Dickens soon got tired of his reputation as the author of the Pickwick Papers. He too wanted to be a novelist in the fullest sense. Luckily, Dickens also had a fine sense of his territory. Yes, he wrote a couple of historicals, but they were mostly set in England. When he departed for foreign shores and dreamt up wicked foreigners, as in Little Dorrit, he soon came home again. Home was large enough to keep him infinitely supplied with material. Dickens certainly did not look at the Crimean war as his chance to report on all things Russian, or dream up a novel set in Turkey. Dickens was a wise man.
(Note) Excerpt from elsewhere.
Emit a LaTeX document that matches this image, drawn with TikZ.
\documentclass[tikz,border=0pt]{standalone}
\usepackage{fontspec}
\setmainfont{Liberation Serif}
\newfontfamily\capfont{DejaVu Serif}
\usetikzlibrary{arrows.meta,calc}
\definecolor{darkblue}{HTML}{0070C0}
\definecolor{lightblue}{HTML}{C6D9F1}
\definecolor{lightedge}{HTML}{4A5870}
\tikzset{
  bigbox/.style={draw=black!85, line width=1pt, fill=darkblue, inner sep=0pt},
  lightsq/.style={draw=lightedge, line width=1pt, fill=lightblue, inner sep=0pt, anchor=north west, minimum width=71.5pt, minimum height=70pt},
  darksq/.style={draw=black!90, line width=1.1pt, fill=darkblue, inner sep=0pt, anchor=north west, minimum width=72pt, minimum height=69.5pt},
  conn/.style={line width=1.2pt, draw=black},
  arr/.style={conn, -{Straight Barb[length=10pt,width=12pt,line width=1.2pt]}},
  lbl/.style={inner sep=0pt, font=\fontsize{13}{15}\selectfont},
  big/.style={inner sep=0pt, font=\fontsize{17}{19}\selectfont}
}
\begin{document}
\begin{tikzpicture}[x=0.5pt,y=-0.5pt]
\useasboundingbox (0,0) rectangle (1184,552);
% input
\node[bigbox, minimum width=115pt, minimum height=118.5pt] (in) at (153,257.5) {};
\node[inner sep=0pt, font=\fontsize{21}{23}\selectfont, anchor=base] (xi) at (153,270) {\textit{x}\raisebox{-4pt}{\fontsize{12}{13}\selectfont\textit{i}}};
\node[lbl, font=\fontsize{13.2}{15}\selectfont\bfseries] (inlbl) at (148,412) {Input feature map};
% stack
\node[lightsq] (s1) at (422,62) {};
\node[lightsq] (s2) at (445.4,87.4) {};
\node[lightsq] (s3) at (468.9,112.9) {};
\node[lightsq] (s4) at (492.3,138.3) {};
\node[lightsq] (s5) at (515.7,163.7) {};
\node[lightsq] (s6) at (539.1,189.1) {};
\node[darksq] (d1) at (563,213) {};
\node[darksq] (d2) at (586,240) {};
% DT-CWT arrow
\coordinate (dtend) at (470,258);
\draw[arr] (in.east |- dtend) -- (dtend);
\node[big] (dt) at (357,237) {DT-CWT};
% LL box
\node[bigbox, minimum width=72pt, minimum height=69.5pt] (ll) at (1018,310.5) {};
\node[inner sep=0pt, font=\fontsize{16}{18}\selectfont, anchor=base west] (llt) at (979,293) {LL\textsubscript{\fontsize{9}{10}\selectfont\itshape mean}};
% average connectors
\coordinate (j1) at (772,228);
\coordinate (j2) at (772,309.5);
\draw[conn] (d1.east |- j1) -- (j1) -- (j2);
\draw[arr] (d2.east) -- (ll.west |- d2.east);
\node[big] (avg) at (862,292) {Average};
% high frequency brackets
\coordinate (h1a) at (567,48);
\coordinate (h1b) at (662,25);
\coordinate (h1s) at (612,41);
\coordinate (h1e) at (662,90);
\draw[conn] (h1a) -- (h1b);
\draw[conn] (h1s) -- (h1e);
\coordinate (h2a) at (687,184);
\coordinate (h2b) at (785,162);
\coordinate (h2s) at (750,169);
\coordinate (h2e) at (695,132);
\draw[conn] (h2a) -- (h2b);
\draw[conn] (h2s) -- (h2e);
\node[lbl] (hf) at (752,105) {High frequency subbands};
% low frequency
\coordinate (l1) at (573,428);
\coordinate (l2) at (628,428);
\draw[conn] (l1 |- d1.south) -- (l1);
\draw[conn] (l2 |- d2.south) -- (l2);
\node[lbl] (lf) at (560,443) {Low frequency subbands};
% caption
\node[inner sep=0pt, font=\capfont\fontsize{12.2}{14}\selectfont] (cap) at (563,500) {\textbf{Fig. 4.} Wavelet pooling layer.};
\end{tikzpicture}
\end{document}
Amis is not a wise man. Those who only know Amis in his current incarnation – which can be dated to his discovery that Stalinism was really, really bad – might be excused for thinking of him as a hack. What happened, what incredibly happened, what wryly, regrettably happened, is that Amis, the virtuoso of no moral authority, decided that he was one. A moral authority. He, Amis. And so he churns out essays and bad, bad novels. His last novel, for instance, seems to have been a mash up of Anthony Beevor and Anne Applebaum. It is set entirely in Russia, and it is dreadful from beginning to end. Dickens moral authority was in developing his sense of observation – Amis derives his from a passing acquaintance with secondary sources.

Art is mercurial, and if Amis had the tedious but somehow charming persona of, say, Thomas Mann, perhaps he could sell these goods. It seems to be a well kept secret about Mann that he, too, can be funny. Amis is no Mann. From the beginning, Amis was a brat. This was his charm. Of course, age is a problem for brats. Evelyn Waugh, for instance, was a brat – the biggest brat in British literature – and he, too, grew tired of being funny. But Waugh never tried to rebuild his career on his own moral authority – he was a moral renter, in the house that God built. And this works, more or less. Amis inhabits the house that Amis’s ego built. Which would be an excellent premise for an Amis-like novel. To bad that nobody’s around to write it.